Nach Angaben von Bürgermeister David Lisnard gab es in der Stadt vier weitere Festnahmen. Insgesamt neun Täter kamen nach Angaben der Präfektur in Untersuchungshaft.
Viele Plünderer konnten sich aber offenbar im Schutz der Dunkelheit dem Zugriff der Polizei entziehen.
Der Präfekt des Départements Alpes Maritimes, Adolphe Colrat, wies darauf hin, dass es regelrechte Plünderungs-Szenen gab. Er hat deshalb zwei zusätzliche Kompanien der
Eingreiftruppe CRS nach Cannes beordert. Diese Polizeitruppe befindet sich wegen der Terrorgefahr ohnehin schon seit Jahresbeginn im Daueralarm.

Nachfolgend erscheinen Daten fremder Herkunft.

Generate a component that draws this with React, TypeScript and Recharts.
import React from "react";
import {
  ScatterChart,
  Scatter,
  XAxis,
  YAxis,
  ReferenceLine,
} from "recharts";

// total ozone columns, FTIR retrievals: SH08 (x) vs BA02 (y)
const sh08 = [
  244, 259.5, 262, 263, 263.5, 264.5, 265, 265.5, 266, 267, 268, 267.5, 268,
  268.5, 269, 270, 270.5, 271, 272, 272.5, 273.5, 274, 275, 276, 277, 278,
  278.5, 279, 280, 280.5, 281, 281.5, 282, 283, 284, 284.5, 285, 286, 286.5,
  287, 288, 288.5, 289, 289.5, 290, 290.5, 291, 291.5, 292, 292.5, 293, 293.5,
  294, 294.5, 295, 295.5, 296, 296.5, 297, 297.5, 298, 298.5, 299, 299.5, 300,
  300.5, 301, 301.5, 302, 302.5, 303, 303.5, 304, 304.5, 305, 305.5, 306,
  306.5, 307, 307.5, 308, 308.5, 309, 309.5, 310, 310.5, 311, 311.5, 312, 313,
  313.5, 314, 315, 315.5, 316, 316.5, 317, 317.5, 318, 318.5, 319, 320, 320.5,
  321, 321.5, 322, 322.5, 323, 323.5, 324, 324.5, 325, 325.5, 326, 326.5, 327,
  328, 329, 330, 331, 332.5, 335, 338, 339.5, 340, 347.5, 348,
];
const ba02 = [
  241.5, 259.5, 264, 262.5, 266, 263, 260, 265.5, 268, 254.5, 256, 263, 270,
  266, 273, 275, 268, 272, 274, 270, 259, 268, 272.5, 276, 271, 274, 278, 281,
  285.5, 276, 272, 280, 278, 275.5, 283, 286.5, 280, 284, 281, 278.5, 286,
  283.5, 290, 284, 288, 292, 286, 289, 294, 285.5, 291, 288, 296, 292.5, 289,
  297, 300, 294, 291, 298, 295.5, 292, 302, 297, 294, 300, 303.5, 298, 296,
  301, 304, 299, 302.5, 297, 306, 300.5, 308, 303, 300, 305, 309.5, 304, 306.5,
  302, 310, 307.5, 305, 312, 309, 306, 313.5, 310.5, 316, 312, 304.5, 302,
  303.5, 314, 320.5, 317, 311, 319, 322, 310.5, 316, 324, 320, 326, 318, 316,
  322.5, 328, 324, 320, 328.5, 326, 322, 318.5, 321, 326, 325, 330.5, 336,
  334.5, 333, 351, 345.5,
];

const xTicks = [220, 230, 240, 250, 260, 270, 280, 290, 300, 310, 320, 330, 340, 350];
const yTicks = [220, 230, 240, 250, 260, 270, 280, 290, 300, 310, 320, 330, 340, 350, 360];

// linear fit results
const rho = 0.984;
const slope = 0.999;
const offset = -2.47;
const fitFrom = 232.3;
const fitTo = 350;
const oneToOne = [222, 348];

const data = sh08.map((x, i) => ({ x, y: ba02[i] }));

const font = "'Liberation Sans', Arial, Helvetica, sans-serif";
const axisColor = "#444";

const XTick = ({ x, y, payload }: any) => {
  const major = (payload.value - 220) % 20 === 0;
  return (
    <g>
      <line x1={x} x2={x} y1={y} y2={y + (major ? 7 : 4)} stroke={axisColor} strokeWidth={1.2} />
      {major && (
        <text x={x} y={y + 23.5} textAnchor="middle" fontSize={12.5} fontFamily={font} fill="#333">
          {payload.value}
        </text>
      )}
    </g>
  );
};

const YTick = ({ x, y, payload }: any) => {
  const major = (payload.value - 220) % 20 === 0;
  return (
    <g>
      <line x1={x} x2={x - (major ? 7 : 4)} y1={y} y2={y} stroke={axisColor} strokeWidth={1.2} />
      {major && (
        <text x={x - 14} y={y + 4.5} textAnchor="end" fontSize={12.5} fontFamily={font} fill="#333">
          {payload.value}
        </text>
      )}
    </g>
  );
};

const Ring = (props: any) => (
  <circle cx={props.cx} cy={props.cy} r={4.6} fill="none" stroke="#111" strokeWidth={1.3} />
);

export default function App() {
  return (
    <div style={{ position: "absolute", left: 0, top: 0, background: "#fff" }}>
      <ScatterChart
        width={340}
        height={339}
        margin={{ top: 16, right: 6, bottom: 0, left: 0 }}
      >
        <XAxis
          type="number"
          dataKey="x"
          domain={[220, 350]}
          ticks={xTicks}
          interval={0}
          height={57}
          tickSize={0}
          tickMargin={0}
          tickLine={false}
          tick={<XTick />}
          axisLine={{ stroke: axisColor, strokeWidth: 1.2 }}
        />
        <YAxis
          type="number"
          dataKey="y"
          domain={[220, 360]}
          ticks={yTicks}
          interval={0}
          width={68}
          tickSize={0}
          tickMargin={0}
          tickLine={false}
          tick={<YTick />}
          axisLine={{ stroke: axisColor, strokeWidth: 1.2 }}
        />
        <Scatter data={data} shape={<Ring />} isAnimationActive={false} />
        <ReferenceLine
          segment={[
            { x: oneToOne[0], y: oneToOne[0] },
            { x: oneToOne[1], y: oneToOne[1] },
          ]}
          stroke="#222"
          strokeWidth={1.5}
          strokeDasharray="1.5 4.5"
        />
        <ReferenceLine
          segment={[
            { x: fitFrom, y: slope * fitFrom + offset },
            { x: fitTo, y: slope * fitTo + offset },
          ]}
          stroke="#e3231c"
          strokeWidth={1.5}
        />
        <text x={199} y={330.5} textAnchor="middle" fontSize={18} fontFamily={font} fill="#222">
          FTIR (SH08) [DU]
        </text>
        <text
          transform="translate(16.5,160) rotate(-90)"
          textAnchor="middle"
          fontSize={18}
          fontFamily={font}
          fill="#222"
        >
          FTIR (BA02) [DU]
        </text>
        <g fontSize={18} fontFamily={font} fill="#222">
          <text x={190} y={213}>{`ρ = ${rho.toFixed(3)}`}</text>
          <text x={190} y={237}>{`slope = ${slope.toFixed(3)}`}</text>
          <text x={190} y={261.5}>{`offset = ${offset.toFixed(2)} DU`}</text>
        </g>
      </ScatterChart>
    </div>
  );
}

Eric Ciotti, der Vorsitzende des Generalrats des Départements und örtliche Parlamentsabgeordnete der Oppositionspartei Les Républicains, erklärte, die Plünderungsszenen offenbarten den »schrecklichen Zustand« der französischen Gesellschaft.
Weder die Tagesschau der ARD noch die heute-Nachrichten des ZDF noch Tageszeitungen wie die Welt verloren auch nur ein einziges Wort über die Plünderungen.
Das deutsche Publikum soll offenbar nicht mitbekommen, was passieren würde, wenn es bei uns infolge der verhunzten »Energiewende« zu einem Blackout käme.